# Request:
Set the listing down again in full, word for word, with the pictures left out.

# Data extract:
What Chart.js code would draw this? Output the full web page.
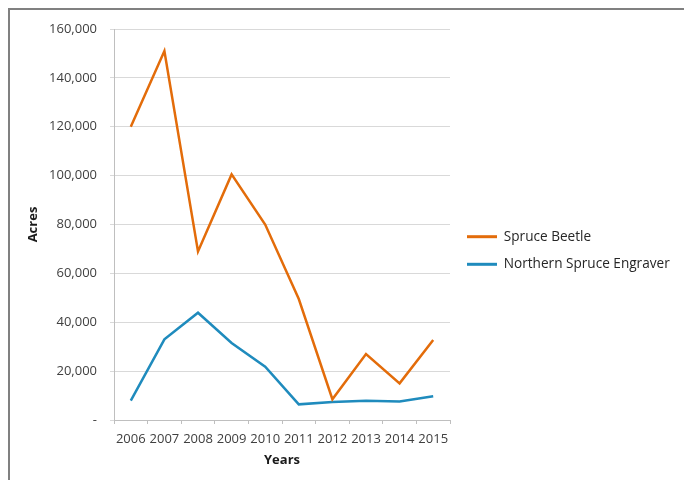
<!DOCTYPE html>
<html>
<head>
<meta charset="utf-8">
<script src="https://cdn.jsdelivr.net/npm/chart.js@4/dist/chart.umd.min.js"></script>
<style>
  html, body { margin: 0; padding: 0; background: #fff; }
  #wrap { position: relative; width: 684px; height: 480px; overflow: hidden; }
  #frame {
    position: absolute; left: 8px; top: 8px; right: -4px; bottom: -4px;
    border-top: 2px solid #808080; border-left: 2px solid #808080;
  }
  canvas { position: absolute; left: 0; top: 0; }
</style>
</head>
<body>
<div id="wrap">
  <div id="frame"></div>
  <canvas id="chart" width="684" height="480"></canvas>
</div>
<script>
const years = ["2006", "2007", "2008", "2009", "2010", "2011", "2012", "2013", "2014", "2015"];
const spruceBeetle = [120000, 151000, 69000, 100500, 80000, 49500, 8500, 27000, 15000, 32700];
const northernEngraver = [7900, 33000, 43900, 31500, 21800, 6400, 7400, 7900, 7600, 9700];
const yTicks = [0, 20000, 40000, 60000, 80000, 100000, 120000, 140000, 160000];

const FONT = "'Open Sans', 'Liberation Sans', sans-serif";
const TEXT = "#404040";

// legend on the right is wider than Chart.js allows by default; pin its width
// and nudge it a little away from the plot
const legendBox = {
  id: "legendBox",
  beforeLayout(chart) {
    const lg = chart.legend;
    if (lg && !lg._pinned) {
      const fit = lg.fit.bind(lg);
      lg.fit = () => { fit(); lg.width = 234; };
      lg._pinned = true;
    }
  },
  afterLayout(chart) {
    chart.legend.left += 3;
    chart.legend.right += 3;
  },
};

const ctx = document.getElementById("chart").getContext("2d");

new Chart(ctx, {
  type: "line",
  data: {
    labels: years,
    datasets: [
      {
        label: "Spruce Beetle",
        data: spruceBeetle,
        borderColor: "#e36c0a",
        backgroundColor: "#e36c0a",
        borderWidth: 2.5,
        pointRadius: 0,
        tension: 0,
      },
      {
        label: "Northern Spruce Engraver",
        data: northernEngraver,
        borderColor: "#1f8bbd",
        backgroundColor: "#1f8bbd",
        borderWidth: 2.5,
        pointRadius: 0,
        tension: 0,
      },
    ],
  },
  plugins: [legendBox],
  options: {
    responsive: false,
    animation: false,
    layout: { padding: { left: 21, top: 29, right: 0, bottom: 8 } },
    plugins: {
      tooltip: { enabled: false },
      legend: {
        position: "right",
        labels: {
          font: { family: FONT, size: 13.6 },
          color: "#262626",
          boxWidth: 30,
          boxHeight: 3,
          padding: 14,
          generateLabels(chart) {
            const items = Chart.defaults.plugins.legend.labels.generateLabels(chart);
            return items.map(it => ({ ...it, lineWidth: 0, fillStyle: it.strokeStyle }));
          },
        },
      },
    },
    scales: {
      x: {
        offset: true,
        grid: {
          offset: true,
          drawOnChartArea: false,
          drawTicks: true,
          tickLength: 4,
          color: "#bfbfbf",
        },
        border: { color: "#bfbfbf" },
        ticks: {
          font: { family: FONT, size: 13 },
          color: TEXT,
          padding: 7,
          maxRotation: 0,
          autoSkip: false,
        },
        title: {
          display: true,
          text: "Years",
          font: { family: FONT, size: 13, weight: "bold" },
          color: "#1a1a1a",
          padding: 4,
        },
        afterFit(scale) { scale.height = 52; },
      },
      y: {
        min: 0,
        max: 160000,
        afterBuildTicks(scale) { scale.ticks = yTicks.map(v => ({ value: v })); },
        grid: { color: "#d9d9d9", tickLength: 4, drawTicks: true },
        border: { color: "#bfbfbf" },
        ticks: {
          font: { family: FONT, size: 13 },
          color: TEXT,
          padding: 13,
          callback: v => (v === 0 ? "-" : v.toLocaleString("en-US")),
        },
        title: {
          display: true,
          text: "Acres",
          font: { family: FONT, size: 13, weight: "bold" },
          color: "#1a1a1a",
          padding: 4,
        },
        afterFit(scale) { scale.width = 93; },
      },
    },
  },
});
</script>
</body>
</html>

# Written response:
What Chart.js code would draw this? Output the full web page.
<!DOCTYPE html>
<html>
<head>
<meta charset="utf-8">
<script src="https://cdn.jsdelivr.net/npm/chart.js@4/dist/chart.umd.min.js"></script>
<style>
  html, body { margin: 0; padding: 0; background: #fff; }
  #wrap { position: relative; width: 684px; height: 480px; overflow: hidden; }
  #frame {
    position: absolute; left: 8px; top: 8px; right: -4px; bottom: -4px;
    border-top: 2px solid #808080; border-left: 2px solid #808080;
  }
  canvas { position: absolute; left: 0; top: 0; }
</style>
</head>
<body>
<div id="wrap">
  <div id="frame"></div>
  <canvas id="chart" width="684" height="480"></canvas>
</div>
<script>
const years = ["2006", "2007", "2008", "2009", "2010", "2011", "2012", "2013", "2014", "2015"];
const spruceBeetle = [120000, 151000, 69000, 100500, 80000, 49500, 8500, 27000, 15000, 32700];
const northernEngraver = [7900, 33000, 43900, 31500, 21800, 6400, 7400, 7900, 7600, 9700];
const yTicks = [0, 20000, 40000, 60000, 80000, 100000, 120000, 140000, 160000];

const FONT = "'Open Sans', 'Liberation Sans', sans-serif";
const TEXT = "#404040";

// legend on the right is wider than Chart.js allows by default; pin its width
// and nudge it a little away from the plot
const legendBox = {
  id: "legendBox",
  beforeLayout(chart) {
    const lg = chart.legend;
    if (lg && !lg._pinned) {
      const fit = lg.fit.bind(lg);
      lg.fit = () => { fit(); lg.width = 234; };
      lg._pinned = true;
    }
  },
  afterLayout(chart) {
    chart.legend.left += 3;
    chart.legend.right += 3;
  },
};

const ctx = document.getElementById("chart").getContext("2d");

new Chart(ctx, {
  type: "line",
  data: {
    labels: years,
    datasets: [
      {
        label: "Spruce Beetle",
        data: spruceBeetle,
        borderColor: "#e36c0a",
        backgroundColor: "#e36c0a",
        borderWidth: 2.5,
        pointRadius: 0,
        tension: 0,
      },
      {
        label: "Northern Spruce Engraver",
        data: northernEngraver,
        borderColor: "#1f8bbd",
        backgroundColor: "#1f8bbd",
        borderWidth: 2.5,
        pointRadius: 0,
        tension: 0,
      },
    ],
  },
  plugins: [legendBox],
  options: {
    responsive: false,
    animation: false,
    layout: { padding: { left: 21, top: 29, right: 0, bottom: 8 } },
    plugins: {
      tooltip: { enabled: false },
      legend: {
        position: "right",
        labels: {
          font: { family: FONT, size: 13.6 },
          color: "#262626",
          boxWidth: 30,
          boxHeight: 3,
          padding: 14,
          generateLabels(chart) {
            const items = Chart.defaults.plugins.legend.labels.generateLabels(chart);
            return items.map(it => ({ ...it, lineWidth: 0, fillStyle: it.strokeStyle }));
          },
        },
      },
    },
    scales: {
      x: {
        offset: true,
        grid: {
          offset: true,
          drawOnChartArea: false,
          drawTicks: true,
          tickLength: 4,
          color: "#bfbfbf",
        },
        border: { color: "#bfbfbf" },
        ticks: {
          font: { family: FONT, size: 13 },
          color: TEXT,
          padding: 7,
          maxRotation: 0,
          autoSkip: false,
        },
        title: {
          display: true,
          text: "Years",
          font: { family: FONT, size: 13, weight: "bold" },
          color: "#1a1a1a",
          padding: 4,
        },
        afterFit(scale) { scale.height = 52; },
      },
      y: {
        min: 0,
        max: 160000,
        afterBuildTicks(scale) { scale.ticks = yTicks.map(v => ({ value: v })); },
        grid: { color: "#d9d9d9", tickLength: 4, drawTicks: true },
        border: { color: "#bfbfbf" },
        ticks: {
          font: { family: FONT, size: 13 },
          color: TEXT,
          padding: 13,
          callback: v => (v === 0 ? "-" : v.toLocaleString("en-US")),
        },
        title: {
          display: true,
          text: "Acres",
          font: { family: FONT, size: 13, weight: "bold" },
          color: "#1a1a1a",
          padding: 4,
        },
        afterFit(scale) { scale.width = 93; },
      },
    },
  },
});
</script>
</body>
</html>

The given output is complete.